Membre de Nouvelle Donne en 2015, elle a finalement laissé sa carte pour porter des projets citoyens. Inconnue du grand public, Fabienne Grébert est consultante et formatrice en matière d’achats responsables, de nouveaux modèles économiques et de responsabilité sociétale des entreprises, et compte bien faire d’Auvergne-Rhône-Alpes « la première région à réussir sa transition écologique ». Elle appuie sa conviction sur un sondage sur mesure commandé par le pole écologiste à Harris interactive, et qui fait des écologistes la force d’opposition avec le plus fort potentiel de vote : 36% des électeurs régionaux interrogés envisagent de voter au premier tour pour une liste écologiste autonome (contre 31% pour une liste d’union avec le PS et 24% pour une liste d’union avec LFI). Sauf qu’une opposition divisée n’a aucune chance de l’emporter au second tour face à un Laurent Wauquiez solidement implanté (48% des électeurs régionaux pensent qu’un président LR serait une bonne chose, contre 45% pour une présidente écologiste).
Encore faut-il trouver une stratégie pour remporter les élections. Et là, le bât blesse. Si l’opposition s’accorde à dire que l’époque du « Grand Méchant Wauquiez » doit prendre fin, écologistes et socialistes n’arrivent pas à se mettre d’accord pour une alliance au premier tour. Si les écologistes assurent vouloir le rassemblement, certains apportent des nuances : « Ce que l’on dit depuis le début et qui a parfois été mal interprété, c’est que le projet est plus clair lorsqu’il est porté seul au premier tour », indique Thomas Dossus, sénateur du Rhône (EELV). « On peut présenter un programme plus lisible. On a plus de voix que lorsque l’on fait des compromis. »

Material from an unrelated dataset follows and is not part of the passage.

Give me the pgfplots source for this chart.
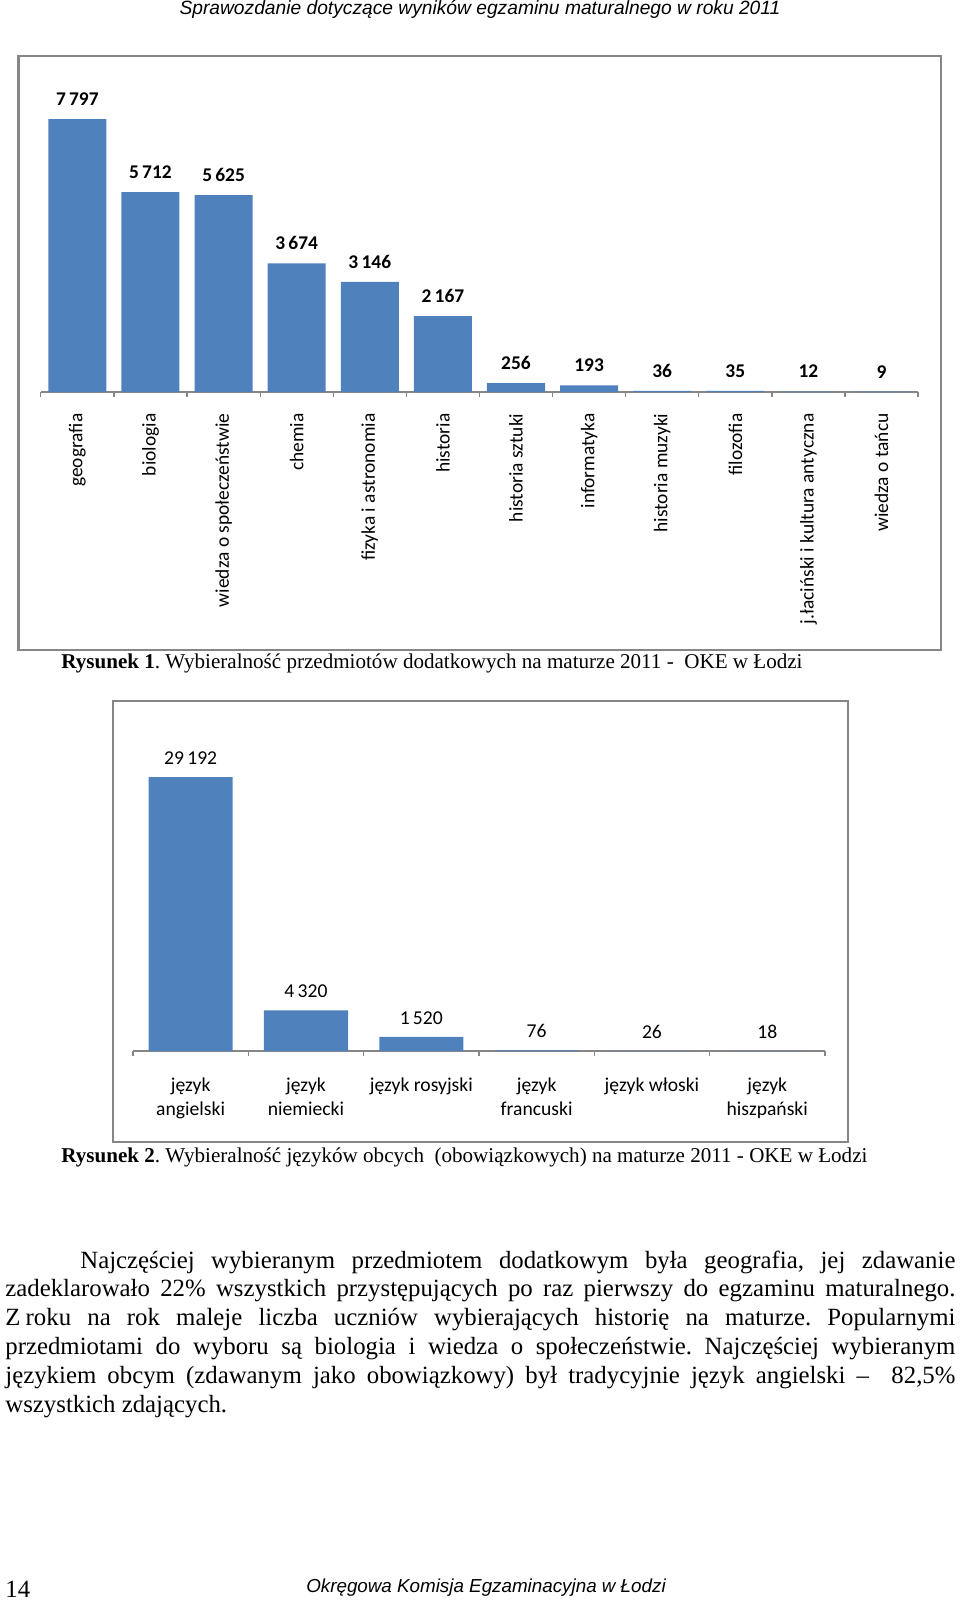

Un proche de Yannick Jadot, venu soutenir la candidate écologiste vendredi 12 février à Lyon, confiait : « S’allier au PS ne garantit pas que l’on ramasse plus de voix. Ce serait peut-être même le contraire. » Au sein du parti à la rose, on râle pourtant face à une alliance qui tarde à venir. « Partir sans alliance au premier tour n’est pas le scénario le plus favorable mais ça n’empêchera pas la victoire », se rassure Jean-François Debat. « Des discussions sont en cours, et c’est louable de la part de Fabienne Grébert », commente le socialiste Cédric Van Styvendael, élu en juin dernier maire de Villeurbanne. « Mais je suis la preuve que lorsque l’on s’allie (au deuxième tour, NDLR), ça marche. Quant à savoir qui aura le charisme pour affronter Laurent Wauquiez, j’ai mon idée. »
Le retour de Najat Vallaud-Belkacem
Alors qu’elle s’est faite plutôt discrète dans la région depuis son échec aux législatives en 2017, Najat Vallaud-Belkacem devrait en effet accomplir son retour et incarner les espoirs des derniers socialistes. Lors d’une conférence de presse, Jean-François Debat a annoncé qu’elle « ferait partie de l’équipe » sans toutefois préciser le rôle qu’elle tiendrait. Son entourage ajoute cependant qu’elle est « la seule à pouvoir faire le match face à Laurent Wauquiez, alors que Fabienne Grébert est en déficit de notoriété ».
Sans se déclarer officiellement, l’intéressée a appelé ce week-end dans le JDD à faire des régionales « le laboratoire de l’union », y compris avec la France insoumise de Jean-Luc Mélenchon, et en Auvergne-Rhône-Alpes à « mettre fin à la mandature d’un mini-Trump, Laurent Wauquiez ». Sans forcément convaincre du côté des écologistes : « Le Parti socialiste joue un jeu nauséabond », s’agace un proche de Fabienne Grébert. « Ce n’est pas possible d’affirmer que ce qui compte, c’est le projet, et dans le même temps agiter le chiffon Najat Vallaud-Belkacem. Si elle est candidate, on imagine mal qu’elle accepte de se retrouver en deuxième ou troisième position sur la liste. »
« Les Verts et les socialistes vont a priori se compter », commente Cyrille Isaac-Sibille. « J’imagine mal une alliance entre les écolos qui ont les chevilles qui enflent et les socialistes qui, eux, ont un problème existentiel. » Sur ces élections régionales plane ainsi l’ombre de la présidentielle. Forcément, les tendances de chaque région auront vocation à réconforter les partis dans leur campagne. « Si les écolos se cassent la figure aux régionales, ce n’est pas un bon présage pour les présidentielles, mais il n’y a pas de raison que cela arrive, loin de là », confie un proche de Yannick Jadot.
Ce jeudi 25 février, les écologistes officialiseront leur stratégie de premier tour, après le vote de leurs sympathisants. Tout porte à croire qu’ils choisiront l’autonomie, tout comme la France insoumise qui a choisi comme têtes de liste Magali Romaggi, agrégée de lettres classiques, et Gabriel Amard, ancien maire de Viry-Châtillon (Essonne) et gendre de Jean-Luc Mélenchon. Soit trois listes à gauche, autant que les petits cochons qui sont venus à bout du « Grand Méchant Loup » ? Sans union, il y a des chances que cela reste un conte pour les enfants.